What to do
Please quote exactly the opening lines of the data, from the first line to the one where "168, 164, 156, 137, 122, 102, 79, 52, 26, 2]" appears.
>> Begin Data supplied
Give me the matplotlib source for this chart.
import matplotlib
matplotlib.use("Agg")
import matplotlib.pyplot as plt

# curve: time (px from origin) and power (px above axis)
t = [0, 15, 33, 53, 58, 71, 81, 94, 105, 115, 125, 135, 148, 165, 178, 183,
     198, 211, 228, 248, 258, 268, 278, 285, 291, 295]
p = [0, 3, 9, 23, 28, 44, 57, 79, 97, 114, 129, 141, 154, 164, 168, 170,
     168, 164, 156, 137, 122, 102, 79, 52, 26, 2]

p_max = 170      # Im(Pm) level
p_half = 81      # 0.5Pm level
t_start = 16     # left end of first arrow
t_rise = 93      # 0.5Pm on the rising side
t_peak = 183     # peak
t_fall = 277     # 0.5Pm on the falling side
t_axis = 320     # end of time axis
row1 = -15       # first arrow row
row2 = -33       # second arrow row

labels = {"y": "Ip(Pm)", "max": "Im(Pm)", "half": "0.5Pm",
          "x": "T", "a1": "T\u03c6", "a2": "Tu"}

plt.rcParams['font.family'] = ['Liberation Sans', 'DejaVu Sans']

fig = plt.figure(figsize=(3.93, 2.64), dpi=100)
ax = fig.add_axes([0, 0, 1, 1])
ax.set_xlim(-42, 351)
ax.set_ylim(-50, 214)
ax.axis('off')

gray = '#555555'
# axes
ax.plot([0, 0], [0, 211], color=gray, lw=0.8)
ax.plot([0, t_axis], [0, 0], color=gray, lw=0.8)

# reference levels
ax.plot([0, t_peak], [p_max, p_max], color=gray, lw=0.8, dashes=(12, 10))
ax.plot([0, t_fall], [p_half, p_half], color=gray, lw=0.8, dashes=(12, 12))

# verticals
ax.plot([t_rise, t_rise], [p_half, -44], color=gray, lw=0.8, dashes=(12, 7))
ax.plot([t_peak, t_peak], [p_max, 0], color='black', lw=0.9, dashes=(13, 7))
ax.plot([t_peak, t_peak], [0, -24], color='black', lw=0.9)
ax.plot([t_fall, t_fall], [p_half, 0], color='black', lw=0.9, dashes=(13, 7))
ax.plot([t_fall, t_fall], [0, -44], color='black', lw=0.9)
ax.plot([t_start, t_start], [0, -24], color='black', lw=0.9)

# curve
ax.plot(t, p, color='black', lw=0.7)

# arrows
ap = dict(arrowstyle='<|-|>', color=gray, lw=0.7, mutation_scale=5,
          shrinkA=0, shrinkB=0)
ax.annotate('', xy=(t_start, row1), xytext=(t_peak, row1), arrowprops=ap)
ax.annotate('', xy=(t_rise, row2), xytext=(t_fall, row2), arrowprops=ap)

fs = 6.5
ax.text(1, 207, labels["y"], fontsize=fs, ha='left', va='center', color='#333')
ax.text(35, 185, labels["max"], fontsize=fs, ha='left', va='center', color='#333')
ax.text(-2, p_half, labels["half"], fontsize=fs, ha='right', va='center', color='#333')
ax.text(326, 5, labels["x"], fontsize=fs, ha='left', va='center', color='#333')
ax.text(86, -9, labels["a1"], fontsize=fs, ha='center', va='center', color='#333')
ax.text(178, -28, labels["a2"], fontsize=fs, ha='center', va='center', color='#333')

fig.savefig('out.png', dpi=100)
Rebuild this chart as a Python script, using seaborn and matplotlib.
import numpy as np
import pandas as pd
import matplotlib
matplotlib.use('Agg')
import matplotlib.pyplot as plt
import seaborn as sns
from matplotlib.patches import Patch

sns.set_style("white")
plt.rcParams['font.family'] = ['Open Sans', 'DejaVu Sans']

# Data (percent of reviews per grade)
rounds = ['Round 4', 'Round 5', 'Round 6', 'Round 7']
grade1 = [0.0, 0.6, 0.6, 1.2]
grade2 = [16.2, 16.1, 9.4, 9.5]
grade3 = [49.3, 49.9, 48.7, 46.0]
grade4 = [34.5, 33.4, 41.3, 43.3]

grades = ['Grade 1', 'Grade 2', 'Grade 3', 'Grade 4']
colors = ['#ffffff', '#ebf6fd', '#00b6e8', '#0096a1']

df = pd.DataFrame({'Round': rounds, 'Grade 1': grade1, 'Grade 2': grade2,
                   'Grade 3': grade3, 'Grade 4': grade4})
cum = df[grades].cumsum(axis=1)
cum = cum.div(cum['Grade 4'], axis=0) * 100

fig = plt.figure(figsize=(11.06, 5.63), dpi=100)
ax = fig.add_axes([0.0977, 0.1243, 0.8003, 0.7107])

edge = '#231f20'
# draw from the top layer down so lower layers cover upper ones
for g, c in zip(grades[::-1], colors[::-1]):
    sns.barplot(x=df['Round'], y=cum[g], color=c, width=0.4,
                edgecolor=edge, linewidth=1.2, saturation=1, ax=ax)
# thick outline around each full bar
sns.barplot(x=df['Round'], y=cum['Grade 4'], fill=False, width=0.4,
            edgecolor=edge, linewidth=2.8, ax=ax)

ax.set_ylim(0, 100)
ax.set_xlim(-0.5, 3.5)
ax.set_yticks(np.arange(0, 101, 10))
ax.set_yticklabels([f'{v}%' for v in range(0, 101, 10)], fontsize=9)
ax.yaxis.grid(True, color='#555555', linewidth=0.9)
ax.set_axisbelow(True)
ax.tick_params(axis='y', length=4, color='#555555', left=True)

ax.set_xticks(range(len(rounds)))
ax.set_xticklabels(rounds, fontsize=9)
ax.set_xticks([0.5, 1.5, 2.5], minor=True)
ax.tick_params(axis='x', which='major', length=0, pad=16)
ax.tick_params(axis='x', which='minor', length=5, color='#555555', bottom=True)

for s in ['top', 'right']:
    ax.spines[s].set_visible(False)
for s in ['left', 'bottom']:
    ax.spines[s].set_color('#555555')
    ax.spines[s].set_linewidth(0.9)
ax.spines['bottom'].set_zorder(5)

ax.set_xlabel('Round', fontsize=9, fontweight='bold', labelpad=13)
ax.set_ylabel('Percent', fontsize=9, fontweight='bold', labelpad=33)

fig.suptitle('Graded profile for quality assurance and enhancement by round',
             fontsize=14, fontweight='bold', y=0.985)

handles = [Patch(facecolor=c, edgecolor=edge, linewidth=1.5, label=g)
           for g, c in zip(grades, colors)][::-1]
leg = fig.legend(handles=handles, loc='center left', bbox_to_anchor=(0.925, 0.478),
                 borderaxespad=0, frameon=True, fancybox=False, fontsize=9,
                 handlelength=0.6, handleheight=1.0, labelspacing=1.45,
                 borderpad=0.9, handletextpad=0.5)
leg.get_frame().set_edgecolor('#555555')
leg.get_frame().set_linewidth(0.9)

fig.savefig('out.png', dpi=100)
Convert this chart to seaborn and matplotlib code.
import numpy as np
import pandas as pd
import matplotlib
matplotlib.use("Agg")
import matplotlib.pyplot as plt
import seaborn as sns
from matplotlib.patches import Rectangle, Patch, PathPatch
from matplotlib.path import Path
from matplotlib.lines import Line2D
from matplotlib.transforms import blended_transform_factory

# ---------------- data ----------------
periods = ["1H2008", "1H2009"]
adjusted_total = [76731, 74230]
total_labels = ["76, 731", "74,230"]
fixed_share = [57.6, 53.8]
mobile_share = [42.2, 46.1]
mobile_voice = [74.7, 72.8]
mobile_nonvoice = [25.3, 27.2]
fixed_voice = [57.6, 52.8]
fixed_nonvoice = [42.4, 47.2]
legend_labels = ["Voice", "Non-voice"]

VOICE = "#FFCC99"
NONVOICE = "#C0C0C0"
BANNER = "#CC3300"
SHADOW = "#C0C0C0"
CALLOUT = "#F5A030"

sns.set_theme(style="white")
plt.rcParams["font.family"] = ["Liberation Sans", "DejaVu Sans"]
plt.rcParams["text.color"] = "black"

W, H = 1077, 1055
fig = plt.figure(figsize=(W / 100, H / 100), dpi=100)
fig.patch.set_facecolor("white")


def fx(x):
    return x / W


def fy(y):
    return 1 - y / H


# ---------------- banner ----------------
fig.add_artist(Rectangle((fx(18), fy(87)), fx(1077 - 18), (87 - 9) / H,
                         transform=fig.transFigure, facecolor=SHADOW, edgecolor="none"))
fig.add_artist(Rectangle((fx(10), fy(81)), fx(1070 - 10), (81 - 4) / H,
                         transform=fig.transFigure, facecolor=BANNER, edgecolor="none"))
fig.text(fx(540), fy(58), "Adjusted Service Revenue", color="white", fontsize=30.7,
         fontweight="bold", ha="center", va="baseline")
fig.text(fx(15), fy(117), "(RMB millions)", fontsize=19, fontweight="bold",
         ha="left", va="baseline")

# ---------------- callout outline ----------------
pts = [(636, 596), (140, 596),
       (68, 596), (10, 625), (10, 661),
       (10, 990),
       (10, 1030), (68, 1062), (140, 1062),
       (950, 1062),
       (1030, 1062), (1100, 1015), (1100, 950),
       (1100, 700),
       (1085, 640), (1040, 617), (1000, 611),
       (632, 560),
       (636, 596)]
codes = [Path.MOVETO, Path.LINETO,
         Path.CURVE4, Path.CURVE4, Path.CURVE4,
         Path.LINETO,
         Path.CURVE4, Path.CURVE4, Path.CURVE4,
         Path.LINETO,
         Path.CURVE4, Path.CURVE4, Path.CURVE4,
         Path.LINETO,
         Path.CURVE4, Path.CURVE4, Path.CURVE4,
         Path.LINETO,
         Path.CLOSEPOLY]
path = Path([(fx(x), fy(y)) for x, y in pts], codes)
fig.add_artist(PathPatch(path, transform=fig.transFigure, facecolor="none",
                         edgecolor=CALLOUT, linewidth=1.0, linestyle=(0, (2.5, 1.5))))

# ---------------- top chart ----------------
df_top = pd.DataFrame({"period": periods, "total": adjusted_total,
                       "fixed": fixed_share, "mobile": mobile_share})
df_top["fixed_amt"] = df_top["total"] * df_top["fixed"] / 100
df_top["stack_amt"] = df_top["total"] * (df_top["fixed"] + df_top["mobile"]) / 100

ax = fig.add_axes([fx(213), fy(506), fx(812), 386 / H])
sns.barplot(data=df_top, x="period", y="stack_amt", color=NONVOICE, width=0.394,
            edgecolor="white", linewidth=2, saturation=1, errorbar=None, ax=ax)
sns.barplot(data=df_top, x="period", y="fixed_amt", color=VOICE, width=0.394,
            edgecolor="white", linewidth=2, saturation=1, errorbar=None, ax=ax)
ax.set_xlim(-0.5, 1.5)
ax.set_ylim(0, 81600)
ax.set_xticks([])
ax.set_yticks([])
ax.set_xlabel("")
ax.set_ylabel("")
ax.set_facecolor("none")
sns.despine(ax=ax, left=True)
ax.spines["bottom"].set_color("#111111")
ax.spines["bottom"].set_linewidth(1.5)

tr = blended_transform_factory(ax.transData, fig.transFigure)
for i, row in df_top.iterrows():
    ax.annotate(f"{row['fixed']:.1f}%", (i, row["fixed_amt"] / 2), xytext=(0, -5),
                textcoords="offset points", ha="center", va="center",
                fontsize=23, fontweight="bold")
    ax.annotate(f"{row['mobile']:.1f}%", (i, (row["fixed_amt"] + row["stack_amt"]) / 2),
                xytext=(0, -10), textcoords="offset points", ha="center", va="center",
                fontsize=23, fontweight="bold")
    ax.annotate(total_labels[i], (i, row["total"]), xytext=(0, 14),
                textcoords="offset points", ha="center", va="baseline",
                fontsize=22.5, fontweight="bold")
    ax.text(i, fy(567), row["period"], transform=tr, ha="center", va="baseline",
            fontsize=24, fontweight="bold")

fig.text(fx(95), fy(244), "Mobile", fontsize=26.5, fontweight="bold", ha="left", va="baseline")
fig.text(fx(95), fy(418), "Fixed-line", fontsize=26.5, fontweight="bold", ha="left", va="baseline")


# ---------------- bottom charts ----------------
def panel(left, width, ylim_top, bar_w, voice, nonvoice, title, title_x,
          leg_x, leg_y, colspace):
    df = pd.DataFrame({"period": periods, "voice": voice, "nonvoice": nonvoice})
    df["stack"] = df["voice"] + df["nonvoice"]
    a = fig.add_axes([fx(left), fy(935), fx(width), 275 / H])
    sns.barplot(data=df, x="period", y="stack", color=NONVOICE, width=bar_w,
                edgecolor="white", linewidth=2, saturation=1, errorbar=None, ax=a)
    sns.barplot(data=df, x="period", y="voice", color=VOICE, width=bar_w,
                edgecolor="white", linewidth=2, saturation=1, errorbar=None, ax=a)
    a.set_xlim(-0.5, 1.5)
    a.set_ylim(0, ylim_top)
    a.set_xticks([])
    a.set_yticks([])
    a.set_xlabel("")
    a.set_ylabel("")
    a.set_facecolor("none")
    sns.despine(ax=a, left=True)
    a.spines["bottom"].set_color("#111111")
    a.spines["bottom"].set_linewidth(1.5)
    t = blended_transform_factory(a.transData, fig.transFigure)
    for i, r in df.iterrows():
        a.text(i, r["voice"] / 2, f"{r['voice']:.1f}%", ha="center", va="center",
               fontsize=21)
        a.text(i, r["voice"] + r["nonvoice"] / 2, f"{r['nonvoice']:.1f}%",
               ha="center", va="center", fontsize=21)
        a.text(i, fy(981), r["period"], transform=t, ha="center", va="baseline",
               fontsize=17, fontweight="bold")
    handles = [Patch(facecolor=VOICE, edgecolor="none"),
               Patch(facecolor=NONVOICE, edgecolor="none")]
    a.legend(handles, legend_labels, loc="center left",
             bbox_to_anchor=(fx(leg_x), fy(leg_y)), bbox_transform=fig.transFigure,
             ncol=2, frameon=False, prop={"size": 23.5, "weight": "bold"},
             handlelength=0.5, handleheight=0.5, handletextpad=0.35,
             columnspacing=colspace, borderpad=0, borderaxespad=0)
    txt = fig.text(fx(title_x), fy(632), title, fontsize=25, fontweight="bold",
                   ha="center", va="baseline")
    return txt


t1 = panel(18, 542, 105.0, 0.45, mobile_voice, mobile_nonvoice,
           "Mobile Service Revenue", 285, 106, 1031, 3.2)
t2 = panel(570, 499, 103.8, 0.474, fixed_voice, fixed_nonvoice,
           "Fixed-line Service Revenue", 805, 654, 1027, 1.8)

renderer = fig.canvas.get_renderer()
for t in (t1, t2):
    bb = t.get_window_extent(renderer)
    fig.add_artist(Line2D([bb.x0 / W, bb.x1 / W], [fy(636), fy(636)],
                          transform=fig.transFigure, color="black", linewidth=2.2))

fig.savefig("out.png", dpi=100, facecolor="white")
>> End Data supplied
Answer to the problem
Give me the matplotlib source for this chart.
import matplotlib
matplotlib.use("Agg")
import matplotlib.pyplot as plt

# curve: time (px from origin) and power (px above axis)
t = [0, 15, 33, 53, 58, 71, 81, 94, 105, 115, 125, 135, 148, 165, 178, 183,
     198, 211, 228, 248, 258, 268, 278, 285, 291, 295]
p = [0, 3, 9, 23, 28, 44, 57, 79, 97, 114, 129, 141, 154, 164, 168, 170,
     168, 164, 156, 137, 122, 102, 79, 52, 26, 2]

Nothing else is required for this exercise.